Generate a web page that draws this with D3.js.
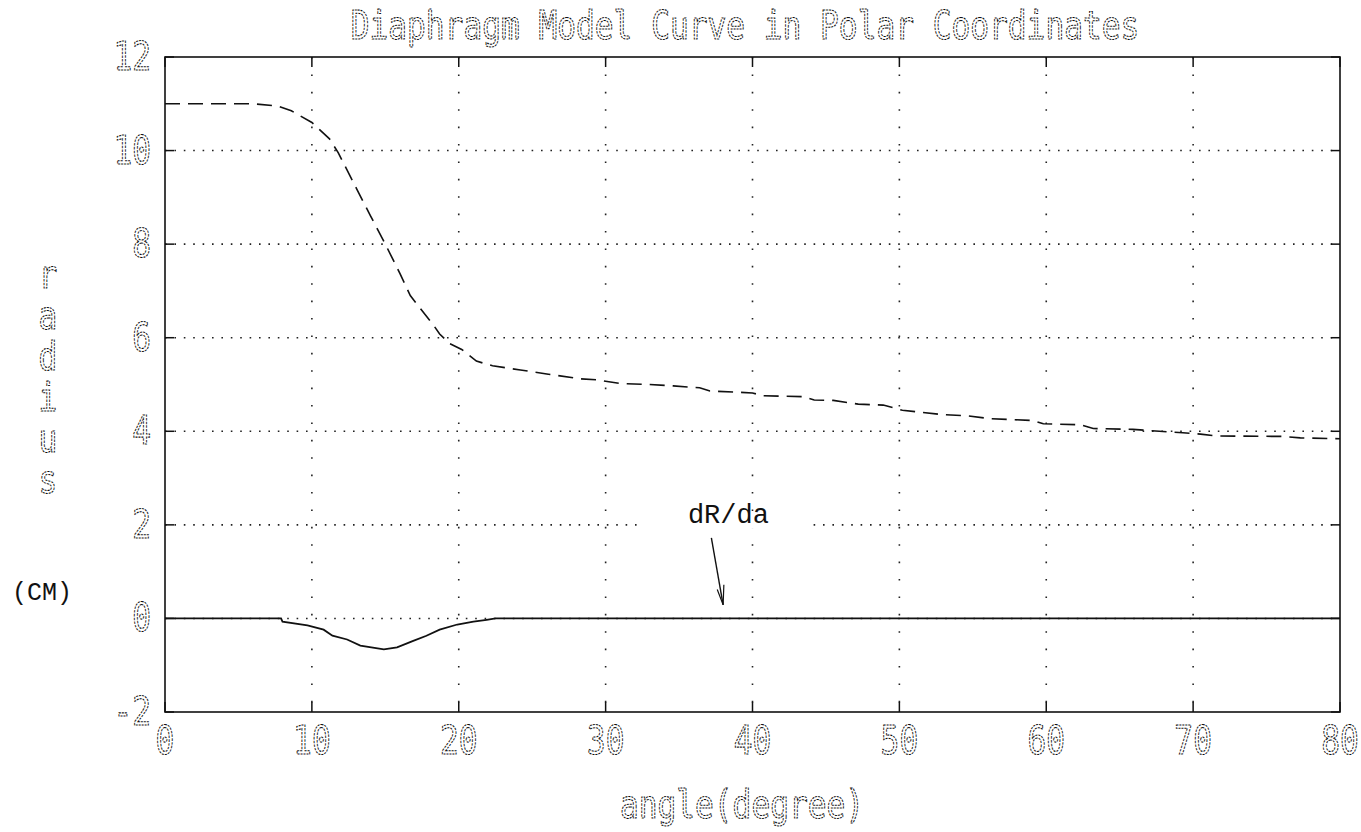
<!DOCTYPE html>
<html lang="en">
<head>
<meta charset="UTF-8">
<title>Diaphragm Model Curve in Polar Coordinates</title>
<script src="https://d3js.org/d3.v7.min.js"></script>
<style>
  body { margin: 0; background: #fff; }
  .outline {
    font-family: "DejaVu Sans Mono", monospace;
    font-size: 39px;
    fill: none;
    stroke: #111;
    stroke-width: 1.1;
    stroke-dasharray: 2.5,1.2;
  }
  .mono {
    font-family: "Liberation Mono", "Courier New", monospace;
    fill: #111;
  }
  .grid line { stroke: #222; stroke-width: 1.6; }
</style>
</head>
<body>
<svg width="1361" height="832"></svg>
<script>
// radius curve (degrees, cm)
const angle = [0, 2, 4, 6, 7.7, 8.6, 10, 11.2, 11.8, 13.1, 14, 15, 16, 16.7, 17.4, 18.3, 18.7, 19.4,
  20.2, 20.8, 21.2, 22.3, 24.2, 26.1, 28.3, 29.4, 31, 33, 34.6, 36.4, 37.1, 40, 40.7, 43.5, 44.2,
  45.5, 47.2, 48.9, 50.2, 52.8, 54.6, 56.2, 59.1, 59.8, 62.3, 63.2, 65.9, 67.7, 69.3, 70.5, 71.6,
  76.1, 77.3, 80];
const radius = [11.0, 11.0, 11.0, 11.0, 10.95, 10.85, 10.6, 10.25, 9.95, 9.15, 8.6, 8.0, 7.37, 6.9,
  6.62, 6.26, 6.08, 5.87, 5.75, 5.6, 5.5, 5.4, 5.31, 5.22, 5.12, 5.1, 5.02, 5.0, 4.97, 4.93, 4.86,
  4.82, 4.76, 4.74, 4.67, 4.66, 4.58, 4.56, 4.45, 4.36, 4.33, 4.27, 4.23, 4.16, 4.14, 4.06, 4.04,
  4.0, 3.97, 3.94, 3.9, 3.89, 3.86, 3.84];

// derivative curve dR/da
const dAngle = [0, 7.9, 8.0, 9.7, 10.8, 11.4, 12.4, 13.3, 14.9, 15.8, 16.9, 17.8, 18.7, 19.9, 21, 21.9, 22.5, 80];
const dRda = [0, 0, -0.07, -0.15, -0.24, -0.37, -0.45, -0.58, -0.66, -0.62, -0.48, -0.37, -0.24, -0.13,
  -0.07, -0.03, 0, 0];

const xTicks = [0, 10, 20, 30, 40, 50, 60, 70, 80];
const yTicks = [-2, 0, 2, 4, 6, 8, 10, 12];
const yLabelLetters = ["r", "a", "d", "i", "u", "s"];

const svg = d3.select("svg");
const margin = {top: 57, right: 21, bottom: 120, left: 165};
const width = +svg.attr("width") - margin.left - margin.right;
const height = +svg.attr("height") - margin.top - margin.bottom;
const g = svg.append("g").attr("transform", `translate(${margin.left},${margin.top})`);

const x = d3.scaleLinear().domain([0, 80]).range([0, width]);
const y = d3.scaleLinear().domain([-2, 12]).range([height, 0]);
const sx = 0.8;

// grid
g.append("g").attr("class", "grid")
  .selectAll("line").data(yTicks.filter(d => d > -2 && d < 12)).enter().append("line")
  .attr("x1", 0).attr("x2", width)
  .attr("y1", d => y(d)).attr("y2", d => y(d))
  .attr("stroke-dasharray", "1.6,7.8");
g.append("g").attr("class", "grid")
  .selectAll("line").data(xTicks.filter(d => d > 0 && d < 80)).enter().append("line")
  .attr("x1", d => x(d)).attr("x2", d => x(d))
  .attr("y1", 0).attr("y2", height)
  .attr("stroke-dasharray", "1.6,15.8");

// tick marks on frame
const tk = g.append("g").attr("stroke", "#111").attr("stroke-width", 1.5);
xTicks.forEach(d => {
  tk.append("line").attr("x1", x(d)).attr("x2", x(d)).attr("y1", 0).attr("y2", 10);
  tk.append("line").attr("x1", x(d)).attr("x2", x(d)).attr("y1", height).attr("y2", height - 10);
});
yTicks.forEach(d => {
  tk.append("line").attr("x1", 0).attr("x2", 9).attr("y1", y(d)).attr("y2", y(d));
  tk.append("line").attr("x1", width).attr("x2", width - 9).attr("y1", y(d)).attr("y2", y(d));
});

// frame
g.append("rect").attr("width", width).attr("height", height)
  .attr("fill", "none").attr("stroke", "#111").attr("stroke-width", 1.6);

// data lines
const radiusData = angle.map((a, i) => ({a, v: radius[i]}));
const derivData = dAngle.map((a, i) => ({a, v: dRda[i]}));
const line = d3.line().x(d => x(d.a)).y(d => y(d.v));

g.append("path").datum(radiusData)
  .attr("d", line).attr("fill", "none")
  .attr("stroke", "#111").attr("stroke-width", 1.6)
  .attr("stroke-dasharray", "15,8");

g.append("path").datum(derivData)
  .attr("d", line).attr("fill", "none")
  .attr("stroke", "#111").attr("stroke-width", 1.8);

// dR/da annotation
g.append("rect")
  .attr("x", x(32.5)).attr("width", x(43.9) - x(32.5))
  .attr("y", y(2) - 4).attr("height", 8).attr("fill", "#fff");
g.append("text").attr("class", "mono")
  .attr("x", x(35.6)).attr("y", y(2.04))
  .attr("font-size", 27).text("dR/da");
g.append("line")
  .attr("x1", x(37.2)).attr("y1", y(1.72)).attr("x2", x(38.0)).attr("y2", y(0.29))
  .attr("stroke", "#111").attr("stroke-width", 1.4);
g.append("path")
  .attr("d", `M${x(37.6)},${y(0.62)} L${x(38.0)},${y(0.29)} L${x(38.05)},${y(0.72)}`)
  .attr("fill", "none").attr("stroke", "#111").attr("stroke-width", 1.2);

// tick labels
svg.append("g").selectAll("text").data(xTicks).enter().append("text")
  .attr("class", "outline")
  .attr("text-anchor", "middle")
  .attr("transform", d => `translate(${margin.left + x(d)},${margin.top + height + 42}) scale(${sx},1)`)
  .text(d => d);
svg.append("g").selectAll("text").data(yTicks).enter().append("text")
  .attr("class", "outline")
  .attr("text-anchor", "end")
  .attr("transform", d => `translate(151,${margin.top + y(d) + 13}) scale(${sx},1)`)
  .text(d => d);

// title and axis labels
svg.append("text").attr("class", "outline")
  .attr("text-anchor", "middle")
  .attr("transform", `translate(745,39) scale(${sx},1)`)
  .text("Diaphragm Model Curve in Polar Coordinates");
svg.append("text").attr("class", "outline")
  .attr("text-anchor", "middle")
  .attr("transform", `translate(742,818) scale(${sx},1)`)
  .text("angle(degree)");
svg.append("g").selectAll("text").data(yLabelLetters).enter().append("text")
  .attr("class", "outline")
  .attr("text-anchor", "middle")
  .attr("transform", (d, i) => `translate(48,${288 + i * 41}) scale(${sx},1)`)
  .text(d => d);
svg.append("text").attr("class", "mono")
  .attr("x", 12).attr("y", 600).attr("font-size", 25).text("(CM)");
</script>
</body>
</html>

AIM OF THE EXERCISE: Write out each line again precisely as it appears, skipping every picture.

WRITTEN SOLUTION:
Generate a web page that draws this with D3.js.
<!DOCTYPE html>
<html lang="en">
<head>
<meta charset="UTF-8">
<title>Diaphragm Model Curve in Polar Coordinates</title>
<script src="https://d3js.org/d3.v7.min.js"></script>
<style>
  body { margin: 0; background: #fff; }
  .outline {
    font-family: "DejaVu Sans Mono", monospace;
    font-size: 39px;
    fill: none;
    stroke: #111;
    stroke-width: 1.1;
    stroke-dasharray: 2.5,1.2;
  }
  .mono {
    font-family: "Liberation Mono", "Courier New", monospace;
    fill: #111;
  }
  .grid line { stroke: #222; stroke-width: 1.6; }
</style>
</head>
<body>
<svg width="1361" height="832"></svg>
<script>
// radius curve (degrees, cm)
const angle = [0, 2, 4, 6, 7.7, 8.6, 10, 11.2, 11.8, 13.1, 14, 15, 16, 16.7, 17.4, 18.3, 18.7, 19.4,
  20.2, 20.8, 21.2, 22.3, 24.2, 26.1, 28.3, 29.4, 31, 33, 34.6, 36.4, 37.1, 40, 40.7, 43.5, 44.2,
  45.5, 47.2, 48.9, 50.2, 52.8, 54.6, 56.2, 59.1, 59.8, 62.3, 63.2, 65.9, 67.7, 69.3, 70.5, 71.6,
  76.1, 77.3, 80];
const radius = [11.0, 11.0, 11.0, 11.0, 10.95, 10.85, 10.6, 10.25, 9.95, 9.15, 8.6, 8.0, 7.37, 6.9,
  6.62, 6.26, 6.08, 5.87, 5.75, 5.6, 5.5, 5.4, 5.31, 5.22, 5.12, 5.1, 5.02, 5.0, 4.97, 4.93, 4.86,
  4.82, 4.76, 4.74, 4.67, 4.66, 4.58, 4.56, 4.45, 4.36, 4.33, 4.27, 4.23, 4.16, 4.14, 4.06, 4.04,
  4.0, 3.97, 3.94, 3.9, 3.89, 3.86, 3.84];

// derivative curve dR/da
const dAngle = [0, 7.9, 8.0, 9.7, 10.8, 11.4, 12.4, 13.3, 14.9, 15.8, 16.9, 17.8, 18.7, 19.9, 21, 21.9, 22.5, 80];
const dRda = [0, 0, -0.07, -0.15, -0.24, -0.37, -0.45, -0.58, -0.66, -0.62, -0.48, -0.37, -0.24, -0.13,
  -0.07, -0.03, 0, 0];

const xTicks = [0, 10, 20, 30, 40, 50, 60, 70, 80];
const yTicks = [-2, 0, 2, 4, 6, 8, 10, 12];
const yLabelLetters = ["r", "a", "d", "i", "u", "s"];

const svg = d3.select("svg");
const margin = {top: 57, right: 21, bottom: 120, left: 165};
const width = +svg.attr("width") - margin.left - margin.right;
const height = +svg.attr("height") - margin.top - margin.bottom;
const g = svg.append("g").attr("transform", `translate(${margin.left},${margin.top})`);

const x = d3.scaleLinear().domain([0, 80]).range([0, width]);
const y = d3.scaleLinear().domain([-2, 12]).range([height, 0]);
const sx = 0.8;

// grid
g.append("g").attr("class", "grid")
  .selectAll("line").data(yTicks.filter(d => d > -2 && d < 12)).enter().append("line")
  .attr("x1", 0).attr("x2", width)
  .attr("y1", d => y(d)).attr("y2", d => y(d))
  .attr("stroke-dasharray", "1.6,7.8");
g.append("g").attr("class", "grid")
  .selectAll("line").data(xTicks.filter(d => d > 0 && d < 80)).enter().append("line")
  .attr("x1", d => x(d)).attr("x2", d => x(d))
  .attr("y1", 0).attr("y2", height)
  .attr("stroke-dasharray", "1.6,15.8");

// tick marks on frame
const tk = g.append("g").attr("stroke", "#111").attr("stroke-width", 1.5);
xTicks.forEach(d => {
  tk.append("line").attr("x1", x(d)).attr("x2", x(d)).attr("y1", 0).attr("y2", 10);
  tk.append("line").attr("x1", x(d)).attr("x2", x(d)).attr("y1", height).attr("y2", height - 10);
});
yTicks.forEach(d => {
  tk.append("line").attr("x1", 0).attr("x2", 9).attr("y1", y(d)).attr("y2", y(d));
  tk.append("line").attr("x1", width).attr("x2", width - 9).attr("y1", y(d)).attr("y2", y(d));
});

// frame
g.append("rect").attr("width", width).attr("height", height)
  .attr("fill", "none").attr("stroke", "#111").attr("stroke-width", 1.6);

// data lines
const radiusData = angle.map((a, i) => ({a, v: radius[i]}));
const derivData = dAngle.map((a, i) => ({a, v: dRda[i]}));
const line = d3.line().x(d => x(d.a)).y(d => y(d.v));

g.append("path").datum(radiusData)
  .attr("d", line).attr("fill", "none")
  .attr("stroke", "#111").attr("stroke-width", 1.6)
  .attr("stroke-dasharray", "15,8");

g.append("path").datum(derivData)
  .attr("d", line).attr("fill", "none")
  .attr("stroke", "#111").attr("stroke-width", 1.8);

// dR/da annotation
g.append("rect")
  .attr("x", x(32.5)).attr("width", x(43.9) - x(32.5))
  .attr("y", y(2) - 4).attr("height", 8).attr("fill", "#fff");
g.append("text").attr("class", "mono")
  .attr("x", x(35.6)).attr("y", y(2.04))
  .attr("font-size", 27).text("dR/da");
g.append("line")
  .attr("x1", x(37.2)).attr("y1", y(1.72)).attr("x2", x(38.0)).attr("y2", y(0.29))
  .attr("stroke", "#111").attr("stroke-width", 1.4);
g.append("path")
  .attr("d", `M${x(37.6)},${y(0.62)} L${x(38.0)},${y(0.29)} L${x(38.05)},${y(0.72)}`)
  .attr("fill", "none").attr("stroke", "#111").attr("stroke-width", 1.2);

// tick labels
svg.append("g").selectAll("text").data(xTicks).enter().append("text")
  .attr("class", "outline")
  .attr("text-anchor", "middle")
  .attr("transform", d => `translate(${margin.left + x(d)},${margin.top + height + 42}) scale(${sx},1)`)
  .text(d => d);
svg.append("g").selectAll("text").data(yTicks).enter().append("text")
  .attr("class", "outline")
  .attr("text-anchor", "end")
  .attr("transform", d => `translate(151,${margin.top + y(d) + 13}) scale(${sx},1)`)
  .text(d => d);

// title and axis labels
svg.append("text").attr("class", "outline")
  .attr("text-anchor", "middle")
  .attr("transform", `translate(745,39) scale(${sx},1)`)
  .text("Diaphragm Model Curve in Polar Coordinates");
svg.append("text").attr("class", "outline")
  .attr("text-anchor", "middle")
  .attr("transform", `translate(742,818) scale(${sx},1)`)
  .text("angle(degree)");
svg.append("g").selectAll("text").data(yLabelLetters).enter().append("text")
  .attr("class", "outline")
  .attr("text-anchor", "middle")
  .attr("transform", (d, i) => `translate(48,${288 + i * 41}) scale(${sx},1)`)
  .text(d => d);
svg.append("text").attr("class", "mono")
  .attr("x", 12).attr("y", 600).attr("font-size", 25).text("(CM)");
</script>
</body>
</html>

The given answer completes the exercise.